- _Problem requirements_:
Return the first line, the line containing "fig.add_artist(plt.Line2D([1365 / W, 1365", and every line between them, exactly as they stand.

- _Raw data_:
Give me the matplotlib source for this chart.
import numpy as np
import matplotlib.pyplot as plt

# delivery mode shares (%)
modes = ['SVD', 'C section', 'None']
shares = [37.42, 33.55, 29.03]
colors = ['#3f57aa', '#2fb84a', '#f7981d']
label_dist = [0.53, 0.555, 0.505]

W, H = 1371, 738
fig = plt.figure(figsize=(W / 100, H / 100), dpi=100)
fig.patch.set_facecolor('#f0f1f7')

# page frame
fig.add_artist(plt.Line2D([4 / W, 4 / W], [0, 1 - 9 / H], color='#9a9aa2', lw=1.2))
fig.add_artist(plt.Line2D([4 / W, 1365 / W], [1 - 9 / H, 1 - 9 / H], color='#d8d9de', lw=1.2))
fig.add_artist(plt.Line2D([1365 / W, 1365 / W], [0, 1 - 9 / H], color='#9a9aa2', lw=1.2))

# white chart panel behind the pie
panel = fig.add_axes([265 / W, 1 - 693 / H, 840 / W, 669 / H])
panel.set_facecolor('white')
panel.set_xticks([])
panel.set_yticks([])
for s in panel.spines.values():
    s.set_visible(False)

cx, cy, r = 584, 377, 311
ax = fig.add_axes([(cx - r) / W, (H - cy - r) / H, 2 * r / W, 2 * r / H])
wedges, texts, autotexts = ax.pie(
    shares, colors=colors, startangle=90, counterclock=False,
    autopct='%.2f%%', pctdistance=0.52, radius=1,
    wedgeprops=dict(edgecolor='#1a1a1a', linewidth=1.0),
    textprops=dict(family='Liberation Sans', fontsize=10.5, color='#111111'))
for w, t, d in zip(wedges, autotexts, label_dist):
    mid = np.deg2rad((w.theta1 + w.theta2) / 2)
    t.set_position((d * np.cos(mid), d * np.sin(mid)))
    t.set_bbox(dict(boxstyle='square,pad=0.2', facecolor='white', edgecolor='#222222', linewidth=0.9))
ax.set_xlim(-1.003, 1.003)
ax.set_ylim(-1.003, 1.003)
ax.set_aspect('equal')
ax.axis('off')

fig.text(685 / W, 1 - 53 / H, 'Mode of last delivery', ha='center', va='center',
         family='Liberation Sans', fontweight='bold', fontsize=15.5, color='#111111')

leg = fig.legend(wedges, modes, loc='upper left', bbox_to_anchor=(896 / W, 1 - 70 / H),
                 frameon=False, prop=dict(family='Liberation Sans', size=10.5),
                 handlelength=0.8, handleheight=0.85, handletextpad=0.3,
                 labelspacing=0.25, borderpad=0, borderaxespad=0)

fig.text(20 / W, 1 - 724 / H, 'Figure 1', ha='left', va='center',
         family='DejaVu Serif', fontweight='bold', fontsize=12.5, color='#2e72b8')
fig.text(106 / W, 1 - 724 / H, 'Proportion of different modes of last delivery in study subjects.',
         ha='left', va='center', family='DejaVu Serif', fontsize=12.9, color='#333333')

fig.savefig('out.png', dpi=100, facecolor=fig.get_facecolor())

- _Exercise response_:
Give me the matplotlib source for this chart.
import numpy as np
import matplotlib.pyplot as plt

# delivery mode shares (%)
modes = ['SVD', 'C section', 'None']
shares = [37.42, 33.55, 29.03]
colors = ['#3f57aa', '#2fb84a', '#f7981d']
label_dist = [0.53, 0.555, 0.505]

W, H = 1371, 738
fig = plt.figure(figsize=(W / 100, H / 100), dpi=100)
fig.patch.set_facecolor('#f0f1f7')

# page frame
fig.add_artist(plt.Line2D([4 / W, 4 / W], [0, 1 - 9 / H], color='#9a9aa2', lw=1.2))
fig.add_artist(plt.Line2D([4 / W, 1365 / W], [1 - 9 / H, 1 - 9 / H], color='#d8d9de', lw=1.2))
fig.add_artist(plt.Line2D([1365 / W, 1365 / W], [0, 1 - 9 / H], color='#9a9aa2', lw=1.2))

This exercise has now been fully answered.